Эту партию вместе с Б. Евлаховым и А. Алексеевым готовил и я в новой постановке «Богемы» в 1934 году под управлением Л. Штейнберга.
Рудольфа я пел уже в Тбилиси, и встреча с этой партией на сцене Большого театра мне не дала новых впечатлений, тем более что дирижер и режиссер не ставили перед собой больших художественных задач. Нам предоставлялось действовать самостоятельно, искать образ прежде всего в музыке, в пении.
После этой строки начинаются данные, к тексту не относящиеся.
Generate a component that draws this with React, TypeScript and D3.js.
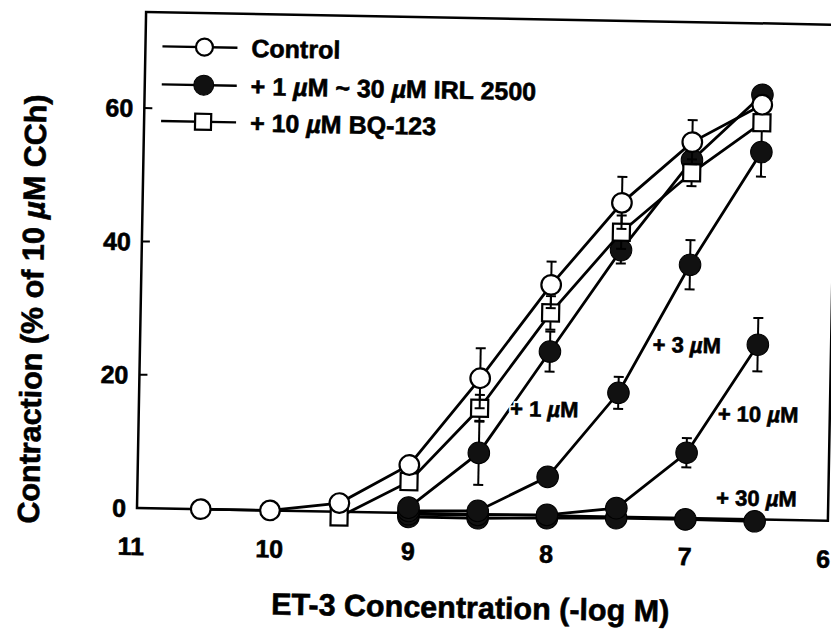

В спектакле мне запомнились прежде всего мои партнеры. Мне очень нравился А. Содомов в партии Коллена, тепло и проникновенно певший свое ариозо (прощание с плащом). Для этого замечательного певца, обладающего красивым, чисто оперным голосом, вокальных трудностей как будто не существовало. Он пел, отдаваясь чувству, даже и не помышляя о технической стороне: все удавалось само собой. Непринужденное, тонкое, грациозное пение Катульской и Барсовой в сочетании с присущим обеим певицам виртуозным блеском гармонировало с образом взбалмошной, капризной парижской гризетки. Но в последнем акте вдруг перед нами представала другая Мюзетта – человечная и трогательная. Очень любил я в роли Мими Жуковскую, изумлявшую выразительной красотой голоса. Уже в самом его звучании рождался образ – всегда мягкий, трогательный, искренний и удивительно женственный. Я уверен, что для партии Мими, в противоположность Мюзетте, более подходит крепкое лирическое сопрано, ведь надо, чтобы ярко и драматично прозвучали центральный эпизод ее рассказа в первом акте (особенно этого требует плотная оркестровка), квартет и дуэт в третьем. Так и партия Рудольфа, мне кажется, требует крепкого голоса. Для чисто лирического тенора она тяжеловата и по очень насыщенной красочной оркестровке и по таким эпизодам, как сцены второго акта, драматический квартет третьего. Мне всегда нравилась музыка Рудольфа, но я не очень часто позволял себе петь эту партию, чувствуя, что она создана для более крупного звука, нежели мой. Кстати сказать, например, партия Ромео, несмотря на то, что она более эмоциональна, страстна, горяча, написана, мне кажется, именно для лирического голоса. А вот Рудольф, как и большинство теноровых партий Пуччини, рассчитан на меццо-характерный или лирико-драматический голос.